__WRITTEN INSTRUCTION__.
Retype the whole listing, please, keeping every line exact and dropping the pictures.
====== DATA LINES ======
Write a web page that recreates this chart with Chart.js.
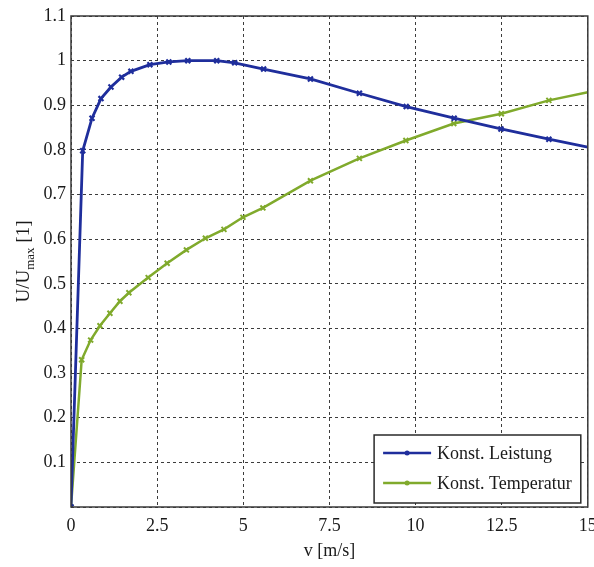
<!DOCTYPE html>
<html>
<head>
<meta charset="utf-8">
<script src="https://cdn.jsdelivr.net/npm/chart.js@4.4.0/dist/chart.umd.min.js"></script>
<style>
  html, body { margin: 0; padding: 0; background: #ffffff; }
  #wrap { width: 594px; height: 567px; }
</style>
</head>
<body>
<div id="wrap"><canvas id="chartU"></canvas></div>
<script>
// values
var leistungV = [0, 0.34, 0.61, 0.87, 1.16, 1.47, 1.74, 2.29, 2.84, 3.39, 4.23, 4.75, 5.59, 6.95, 8.37, 9.73, 11.12, 12.48, 13.87, 15];
var leistungU = [0, 0.798, 0.871, 0.915, 0.941, 0.963, 0.976, 0.991, 0.997, 1.0, 1.0, 0.995, 0.981, 0.959, 0.927, 0.897, 0.871, 0.847, 0.824, 0.806];

var temperaturV = [0, 0.31, 0.57, 0.84, 1.13, 1.42, 1.68, 2.24, 2.79, 3.35, 3.90, 4.44, 4.99, 5.57, 6.95, 8.37, 9.72, 11.11, 12.49, 13.87, 15];
var temperaturU = [0, 0.33, 0.374, 0.406, 0.434, 0.461, 0.48, 0.514, 0.546, 0.576, 0.602, 0.622, 0.649, 0.67, 0.731, 0.781, 0.821, 0.859, 0.881, 0.911, 0.929];

var xTicks = [0, 2.5, 5, 7.5, 10, 12.5, 15];
var yTicks = [0, 0.1, 0.2, 0.3, 0.4, 0.5, 0.6, 0.7, 0.8, 0.9, 1, 1.1];

var seriesNames = ["Konst. Leistung", "Konst. Temperatur"];

var serif = "'Liberation Serif', 'DejaVu Serif', serif";
var blue = "#1f2e9c";
var green = "#80aa2c";

function toPoints(xs, ys) {
  return xs.map(function (x, i) {
    return { x: x, y: ys[i] };
  });
}

// no marker on the last point (line just runs into the frame)
function markerSize(ctx) {
  return ctx.dataIndex === ctx.dataset.data.length - 1 ? 0 : 3.5;
}

// frame round the plot, like matlab "box on"
var frame = {
  id: "frame",
  afterDatasetsDraw: function (chart) {
    var a = chart.chartArea;
    var c = chart.ctx;
    c.save();
    c.strokeStyle = "#3a3a3a";
    c.lineWidth = 1.5;
    c.strokeRect(a.left, a.top, a.right - a.left, a.bottom - a.top);
    c.restore();
  },
};

// legend box in the lower right corner of the plot
var boxLegend = {
  id: "boxLegend",
  afterDraw: function (chart) {
    var a = chart.chartArea;
    var c = chart.ctx;
    var sets = chart.data.datasets;
    c.save();
    c.font = "18px " + serif;
    var w = 0;
    sets.forEach(function (d) {
      w = Math.max(w, c.measureText(d.label).width);
    });
    var boxW = w + 72;
    var boxH = 68;
    var x0 = a.right - 7 - boxW;
    var y0 = a.bottom - 4 - boxH;
    c.fillStyle = "#ffffff";
    c.fillRect(x0, y0, boxW, boxH);
    c.strokeStyle = "#2a2a2a";
    c.lineWidth = 1.5;
    c.strokeRect(x0, y0, boxW, boxH);
    sets.forEach(function (d, i) {
      var y = y0 + 18 + i * 30;
      c.strokeStyle = d.borderColor;
      c.lineWidth = 2.5;
      c.beginPath();
      c.moveTo(x0 + 9, y);
      c.lineTo(x0 + 57, y);
      c.stroke();
      c.fillStyle = d.borderColor;
      c.beginPath();
      c.arc(x0 + 33, y, 2.5, 0, Math.PI * 2);
      c.fill();
      c.fillStyle = "#1a1a1a";
      c.textBaseline = "middle";
      c.textAlign = "left";
      c.fillText(d.label, x0 + 63, y + 1);
    });
    c.restore();
  },
};

// y title with subscript: U/U_max [1]
var yTitle = {
  id: "yTitle",
  afterDraw: function (chart) {
    var a = chart.chartArea;
    var c = chart.ctx;
    c.save();
    c.fillStyle = "#1a1a1a";
    c.translate(29, (a.top + a.bottom) / 2);
    c.rotate(-Math.PI / 2);
    c.textBaseline = "alphabetic";
    var big = "19px " + serif;
    var small = "13px " + serif;
    c.font = big;
    var w1 = c.measureText("U/U").width;
    var w3 = c.measureText(" [1]").width;
    c.font = small;
    var w2 = c.measureText("max").width;
    var x = -(w1 + w2 + w3) / 2;
    c.font = big;
    c.fillText("U/U", x, 0);
    c.font = small;
    c.fillText("max", x + w1, 5);
    c.font = big;
    c.fillText(" [1]", x + w1 + w2, 0);
    c.restore();
  },
};

function fixedTicks(list) {
  return function (scale) {
    scale.ticks = list.map(function (v) {
      return { value: v };
    });
  };
}

var chartU = new Chart(document.getElementById("chartU"), {
  type: "line",
  data: {
    datasets: [
      {
        label: seriesNames[0],
        data: toPoints(leistungV, leistungU),
        borderColor: blue,
        backgroundColor: blue,
        borderWidth: 2.8,
        pointStyle: "crossRot",
        pointRadius: markerSize,
        pointBorderWidth: 2.2,
        pointBorderColor: blue,
        tension: 0,
        fill: false,
      },
      {
        label: seriesNames[1],
        data: toPoints(temperaturV, temperaturU),
        borderColor: green,
        backgroundColor: green,
        borderWidth: 2.5,
        pointStyle: "crossRot",
        pointRadius: markerSize,
        pointBorderWidth: 2,
        pointBorderColor: green,
        tension: 0,
        fill: false,
      },
    ],
  },
  options: {
    responsive: true,
    maintainAspectRatio: false,
    animation: false,
    layout: {
      padding: { top: 16, right: 5, left: 0, bottom: 0 },
    },
    plugins: {
      legend: { display: false },
      tooltip: { enabled: false },
    },
    scales: {
      x: {
        type: "linear",
        min: 0,
        max: 15,
        afterBuildTicks: fixedTicks(xTicks),
        afterFit: function (scale) {
          scale.height = 60;
          scale.paddingLeft = 0;
          scale.paddingRight = 0;
        },
        grid: {
          color: "#3c3c3c",
          lineWidth: 1,
          drawTicks: false,
        },
        border: { display: false, dash: [3, 3] },
        ticks: {
          padding: 8,
          color: "#1a1a1a",
          font: { family: serif, size: 18 },
          maxRotation: 0,
          callback: function (v) {
            return String(v);
          },
        },
        title: {
          display: true,
          text: "v [m/s]",
          color: "#1a1a1a",
          font: { family: serif, size: 18 },
          padding: { top: 0, bottom: 5 },
        },
      },
      y: {
        type: "linear",
        min: 0,
        max: 1.1,
        afterBuildTicks: fixedTicks(yTicks),
        afterFit: function (scale) {
          scale.width = 71;
          scale.paddingTop = 0;
          scale.paddingBottom = 0;
        },
        grid: {
          color: "#3c3c3c",
          lineWidth: 1,
          drawTicks: false,
        },
        border: { display: false, dash: [3, 3] },
        ticks: {
          padding: 5,
          color: "#1a1a1a",
          font: { family: serif, size: 18 },
          callback: function (v) {
            return v === 0 ? "" : String(+v.toFixed(1));
          },
        },
      },
    },
  },
  plugins: [frame, boxLegend, yTitle],
});
</script>
</body>
</html>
======
__FINAL RESULT__.
Write a web page that recreates this chart with Chart.js.
<!DOCTYPE html>
<html>
<head>
<meta charset="utf-8">
<script src="https://cdn.jsdelivr.net/npm/chart.js@4.4.0/dist/chart.umd.min.js"></script>
<style>
  html, body { margin: 0; padding: 0; background: #ffffff; }
  #wrap { width: 594px; height: 567px; }
</style>
</head>
<body>
<div id="wrap"><canvas id="chartU"></canvas></div>
<script>
// values
var leistungV = [0, 0.34, 0.61, 0.87, 1.16, 1.47, 1.74, 2.29, 2.84, 3.39, 4.23, 4.75, 5.59, 6.95, 8.37, 9.73, 11.12, 12.48, 13.87, 15];
var leistungU = [0, 0.798, 0.871, 0.915, 0.941, 0.963, 0.976, 0.991, 0.997, 1.0, 1.0, 0.995, 0.981, 0.959, 0.927, 0.897, 0.871, 0.847, 0.824, 0.806];

var temperaturV = [0, 0.31, 0.57, 0.84, 1.13, 1.42, 1.68, 2.24, 2.79, 3.35, 3.90, 4.44, 4.99, 5.57, 6.95, 8.37, 9.72, 11.11, 12.49, 13.87, 15];
var temperaturU = [0, 0.33, 0.374, 0.406, 0.434, 0.461, 0.48, 0.514, 0.546, 0.576, 0.602, 0.622, 0.649, 0.67, 0.731, 0.781, 0.821, 0.859, 0.881, 0.911, 0.929];

var xTicks = [0, 2.5, 5, 7.5, 10, 12.5, 15];
var yTicks = [0, 0.1, 0.2, 0.3, 0.4, 0.5, 0.6, 0.7, 0.8, 0.9, 1, 1.1];

var seriesNames = ["Konst. Leistung", "Konst. Temperatur"];

var serif = "'Liberation Serif', 'DejaVu Serif', serif";
var blue = "#1f2e9c";
var green = "#80aa2c";

function toPoints(xs, ys) {
  return xs.map(function (x, i) {
    return { x: x, y: ys[i] };
  });
}

// no marker on the last point (line just runs into the frame)
function markerSize(ctx) {
  return ctx.dataIndex === ctx.dataset.data.length - 1 ? 0 : 3.5;
}

// frame round the plot, like matlab "box on"
var frame = {
  id: "frame",
  afterDatasetsDraw: function (chart) {
    var a = chart.chartArea;
    var c = chart.ctx;
    c.save();
    c.strokeStyle = "#3a3a3a";
    c.lineWidth = 1.5;
    c.strokeRect(a.left, a.top, a.right - a.left, a.bottom - a.top);
    c.restore();
  },
};

// legend box in the lower right corner of the plot
var boxLegend = {
  id: "boxLegend",
  afterDraw: function (chart) {
    var a = chart.chartArea;
    var c = chart.ctx;
    var sets = chart.data.datasets;
    c.save();
    c.font = "18px " + serif;
    var w = 0;
    sets.forEach(function (d) {
      w = Math.max(w, c.measureText(d.label).width);
    });
    var boxW = w + 72;
    var boxH = 68;
    var x0 = a.right - 7 - boxW;
    var y0 = a.bottom - 4 - boxH;
    c.fillStyle = "#ffffff";
    c.fillRect(x0, y0, boxW, boxH);
    c.strokeStyle = "#2a2a2a";
    c.lineWidth = 1.5;
    c.strokeRect(x0, y0, boxW, boxH);
    sets.forEach(function (d, i) {
      var y = y0 + 18 + i * 30;
      c.strokeStyle = d.borderColor;
      c.lineWidth = 2.5;
      c.beginPath();
      c.moveTo(x0 + 9, y);
      c.lineTo(x0 + 57, y);
      c.stroke();
      c.fillStyle = d.borderColor;
      c.beginPath();
      c.arc(x0 + 33, y, 2.5, 0, Math.PI * 2);
      c.fill();
      c.fillStyle = "#1a1a1a";
      c.textBaseline = "middle";
      c.textAlign = "left";
      c.fillText(d.label, x0 + 63, y + 1);
    });
    c.restore();
  },
};

// y title with subscript: U/U_max [1]
var yTitle = {
  id: "yTitle",
  afterDraw: function (chart) {
    var a = chart.chartArea;
    var c = chart.ctx;
    c.save();
    c.fillStyle = "#1a1a1a";
    c.translate(29, (a.top + a.bottom) / 2);
    c.rotate(-Math.PI / 2);
    c.textBaseline = "alphabetic";
    var big = "19px " + serif;
    var small = "13px " + serif;
    c.font = big;
    var w1 = c.measureText("U/U").width;
    var w3 = c.measureText(" [1]").width;
    c.font = small;
    var w2 = c.measureText("max").width;
    var x = -(w1 + w2 + w3) / 2;
    c.font = big;
    c.fillText("U/U", x, 0);
    c.font = small;
    c.fillText("max", x + w1, 5);
    c.font = big;
    c.fillText(" [1]", x + w1 + w2, 0);
    c.restore();
  },
};

function fixedTicks(list) {
  return function (scale) {
    scale.ticks = list.map(function (v) {
      return { value: v };
    });
  };
}

var chartU = new Chart(document.getElementById("chartU"), {
  type: "line",
  data: {
    datasets: [
      {
        label: seriesNames[0],
        data: toPoints(leistungV, leistungU),
        borderColor: blue,
        backgroundColor: blue,
        borderWidth: 2.8,
        pointStyle: "crossRot",
        pointRadius: markerSize,
        pointBorderWidth: 2.2,
        pointBorderColor: blue,
        tension: 0,
        fill: false,
      },
      {
        label: seriesNames[1],
        data: toPoints(temperaturV, temperaturU),
        borderColor: green,
        backgroundColor: green,
        borderWidth: 2.5,
        pointStyle: "crossRot",
        pointRadius: markerSize,
        pointBorderWidth: 2,
        pointBorderColor: green,
        tension: 0,
        fill: false,
      },
    ],
  },
  options: {
    responsive: true,
    maintainAspectRatio: false,
    animation: false,
    layout: {
      padding: { top: 16, right: 5, left: 0, bottom: 0 },
    },
    plugins: {
      legend: { display: false },
      tooltip: { enabled: false },
    },
    scales: {
      x: {
        type: "linear",
        min: 0,
        max: 15,
        afterBuildTicks: fixedTicks(xTicks),
        afterFit: function (scale) {
          scale.height = 60;
          scale.paddingLeft = 0;
          scale.paddingRight = 0;
        },
        grid: {
          color: "#3c3c3c",
          lineWidth: 1,
          drawTicks: false,
        },
        border: { display: false, dash: [3, 3] },
        ticks: {
          padding: 8,
          color: "#1a1a1a",
          font: { family: serif, size: 18 },
          maxRotation: 0,
          callback: function (v) {
            return String(v);
          },
        },
        title: {
          display: true,
          text: "v [m/s]",
          color: "#1a1a1a",
          font: { family: serif, size: 18 },
          padding: { top: 0, bottom: 5 },
        },
      },
      y: {
        type: "linear",
        min: 0,
        max: 1.1,
        afterBuildTicks: fixedTicks(yTicks),
        afterFit: function (scale) {
          scale.width = 71;
          scale.paddingTop = 0;
          scale.paddingBottom = 0;
        },
        grid: {
          color: "#3c3c3c",
          lineWidth: 1,
          drawTicks: false,
        },
        border: { display: false, dash: [3, 3] },
        ticks: {
          padding: 5,
          color: "#1a1a1a",
          font: { family: serif, size: 18 },
          callback: function (v) {
            return v === 0 ? "" : String(+v.toFixed(1));
          },
        },
      },
    },
  },
  plugins: [frame, boxLegend, yTitle],
});
</script>
</body>
</html>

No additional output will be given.